Jay Leno said, “The Supreme Court has ruled that they cannot have a nativity scene in Washington, D.C. This wasn’t for any religious reasons. They couldn’t find three wise men and a virgin.”  Sometimes the comedians are best at honest commentary on our world today. (Thanks to the Huff Post for compiling this list).

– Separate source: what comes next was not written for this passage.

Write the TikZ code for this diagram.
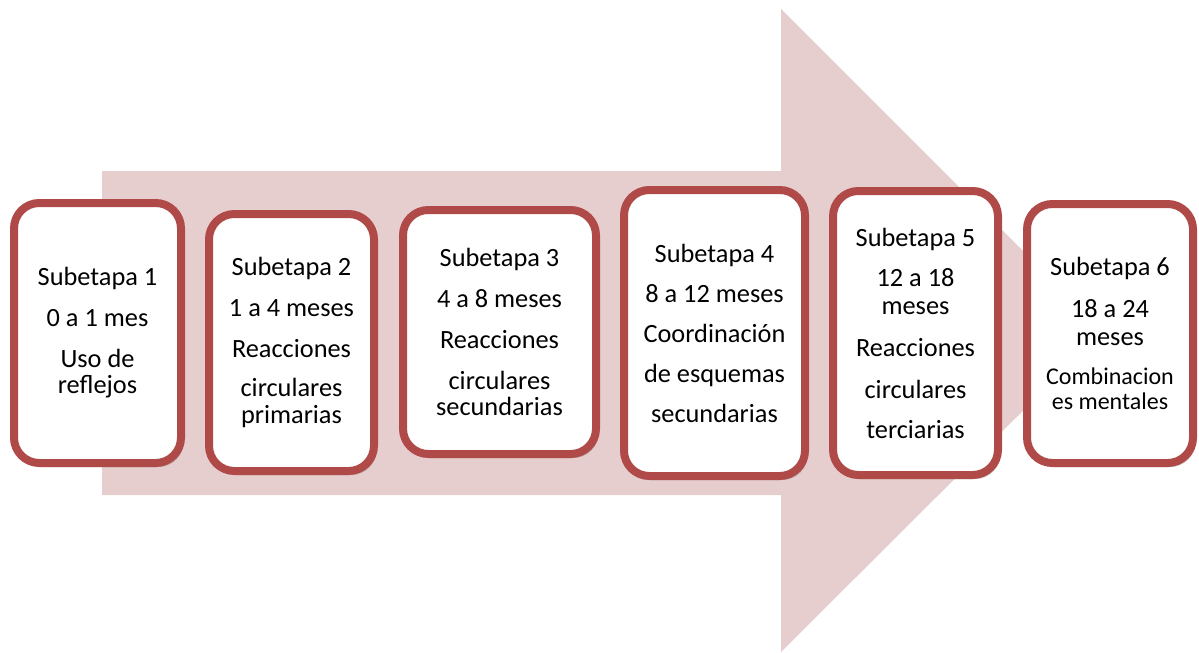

“There is a remarkable breakdown of taste and intelligence at Christmastime. Mature, responsible grown men wear neckties made of holly leaves and drink alcoholic beverages with raw egg yolks and cottage cheese in them.” — P.J. O’Rourke

“The one thing women don’t want to find in their stockings on Christmas morning is their husband.” — Joan Rivers

“Santa is very jolly because he knows where all the bad girls live.” — Dennis Miller

“That’s the true spirit of Christmas; people being helped by people other than me.” — Jerry Seinfeld

“Ever wonder what people got Jesus for Christmas? It’s like, “Oh great, socks. You know I’m dying for your sins right? Yeah, but thanks for the socks! They’ll go great with my sandals. What am I, German?” — Jim Gaffigan

“One thing I learned from drinking is that if you ever go Christmas caroling, you should go with a group of people. And also go in mid-December.” — Louis C.K.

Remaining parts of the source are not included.